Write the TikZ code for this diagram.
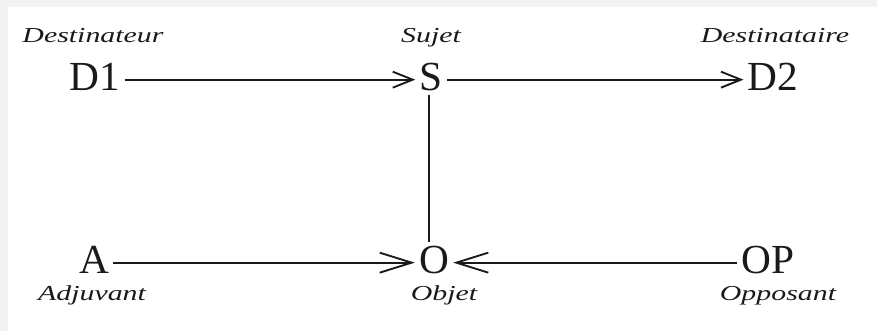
\documentclass[tikz,border=0pt]{standalone}
\usepackage{fontspec}
\setmainfont{Liberation Serif}
\newfontfamily\rolefont[FakeStretch=1.4]{Liberation Serif}
\usepackage{xcolor}
\usepackage{tikz}
\usetikzlibrary{arrows.meta,positioning}
\definecolor{framegray}{HTML}{F2F2F2}
\definecolor{inkblack}{HTML}{1A1A1A}

\begin{document}
\begin{tikzpicture}[
  x=0.75pt, y=-0.75pt,
  actant/.style={font=\fontsize{31}{31}\selectfont, text=inkblack, inner sep=3pt,
                 text height=20.5pt, text depth=0pt},
  role/.style ={font=\rolefont\itshape\fontsize{16}{16}\selectfont, text=inkblack,
                inner sep=0pt, text height=10.5pt, text depth=0pt},
  ar/.style   ={-{Straight Barb[length=15pt, width=12pt]}, line width=1.4pt, draw=inkblack},
  arb/.style  ={-{Straight Barb[length=24pt, width=15pt]}, line width=1.4pt, draw=inkblack}
]
  % frame of the page
  \useasboundingbox (0,0) rectangle (877,331);
  \fill[framegray] (0,0) rectangle (877,7);
  \fill[framegray] (0,0) rectangle (8,331);

  % actants
  \node[actant] (d1) at (95,77)  {D1};
  \node[actant] (s)  at (431,77) {S};
  \node[actant] (d2) at (773,77) {D2};
  \node[actant] (a)  at (94,260) {A};
  \node[actant] (o)  at (434,260) {O};
  \node[actant] (op) at (768,260) {OP};

  % roles
  \node[role, above=12.5pt of d1, xshift=-1.5pt] (dest)  {Destinateur};
  \node[role, above=12.5pt of s]                 (suj)   {Sujet};
  \node[role, above=12.5pt of d2, xshift=1.5pt]  (desta) {Destinataire};
  \node[role, below=6pt of a, xshift=-1.5pt]     (adj)   {Adjuvant};
  \node[role, below=6pt of o, xshift=7.5pt]      (obj)   {Objet};
  \node[role, below=6pt of op, xshift=7.5pt]     (opp)   {Opposant};

  % relations
  \draw[ar]  ([yshift=-2pt]d1.east) -- ([yshift=-2pt]s.west);
  \draw[ar]  ([yshift=-2pt]s.east) -- ([yshift=-2pt]d2.west);
  \draw[line width=1.4pt, draw=inkblack] ([xshift=-1.5pt]s.south) -- ([xshift=-1.5pt]s.south |- o.north);
  \draw[arb] ([yshift=-2pt]a.east) -- ([yshift=-2pt]o.west);
  \draw[arb] ([yshift=-2pt]op.west) -- ([yshift=-2pt]o.east);
\end{tikzpicture}
\end{document}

- Instructions for the task -
Each line of the data should be quoted exactly, with pictures left out.

- Worked solution -
Write the TikZ code for this diagram.
\documentclass[tikz,border=0pt]{standalone}
\usepackage{fontspec}
\setmainfont{Liberation Serif}
\newfontfamily\rolefont[FakeStretch=1.4]{Liberation Serif}
\usepackage{xcolor}
\usepackage{tikz}
\usetikzlibrary{arrows.meta,positioning}
\definecolor{framegray}{HTML}{F2F2F2}
\definecolor{inkblack}{HTML}{1A1A1A}

\begin{document}
\begin{tikzpicture}[
  x=0.75pt, y=-0.75pt,
  actant/.style={font=\fontsize{31}{31}\selectfont, text=inkblack, inner sep=3pt,
                 text height=20.5pt, text depth=0pt},
  role/.style ={font=\rolefont\itshape\fontsize{16}{16}\selectfont, text=inkblack,
                inner sep=0pt, text height=10.5pt, text depth=0pt},
  ar/.style   ={-{Straight Barb[length=15pt, width=12pt]}, line width=1.4pt, draw=inkblack},
  arb/.style  ={-{Straight Barb[length=24pt, width=15pt]}, line width=1.4pt, draw=inkblack}
]
  % frame of the page
  \useasboundingbox (0,0) rectangle (877,331);
  \fill[framegray] (0,0) rectangle (877,7);
  \fill[framegray] (0,0) rectangle (8,331);

  % actants
  \node[actant] (d1) at (95,77)  {D1};
  \node[actant] (s)  at (431,77) {S};
  \node[actant] (d2) at (773,77) {D2};
  \node[actant] (a)  at (94,260) {A};
  \node[actant] (o)  at (434,260) {O};
  \node[actant] (op) at (768,260) {OP};

  % roles
  \node[role, above=12.5pt of d1, xshift=-1.5pt] (dest)  {Destinateur};
  \node[role, above=12.5pt of s]                 (suj)   {Sujet};
  \node[role, above=12.5pt of d2, xshift=1.5pt]  (desta) {Destinataire};
  \node[role, below=6pt of a, xshift=-1.5pt]     (adj)   {Adjuvant};
  \node[role, below=6pt of o, xshift=7.5pt]      (obj)   {Objet};
  \node[role, below=6pt of op, xshift=7.5pt]     (opp)   {Opposant};

  % relations
  \draw[ar]  ([yshift=-2pt]d1.east) -- ([yshift=-2pt]s.west);
  \draw[ar]  ([yshift=-2pt]s.east) -- ([yshift=-2pt]d2.west);
  \draw[line width=1.4pt, draw=inkblack] ([xshift=-1.5pt]s.south) -- ([xshift=-1.5pt]s.south |- o.north);
  \draw[arb] ([yshift=-2pt]a.east) -- ([yshift=-2pt]o.west);
  \draw[arb] ([yshift=-2pt]op.west) -- ([yshift=-2pt]o.east);
\end{tikzpicture}
\end{document}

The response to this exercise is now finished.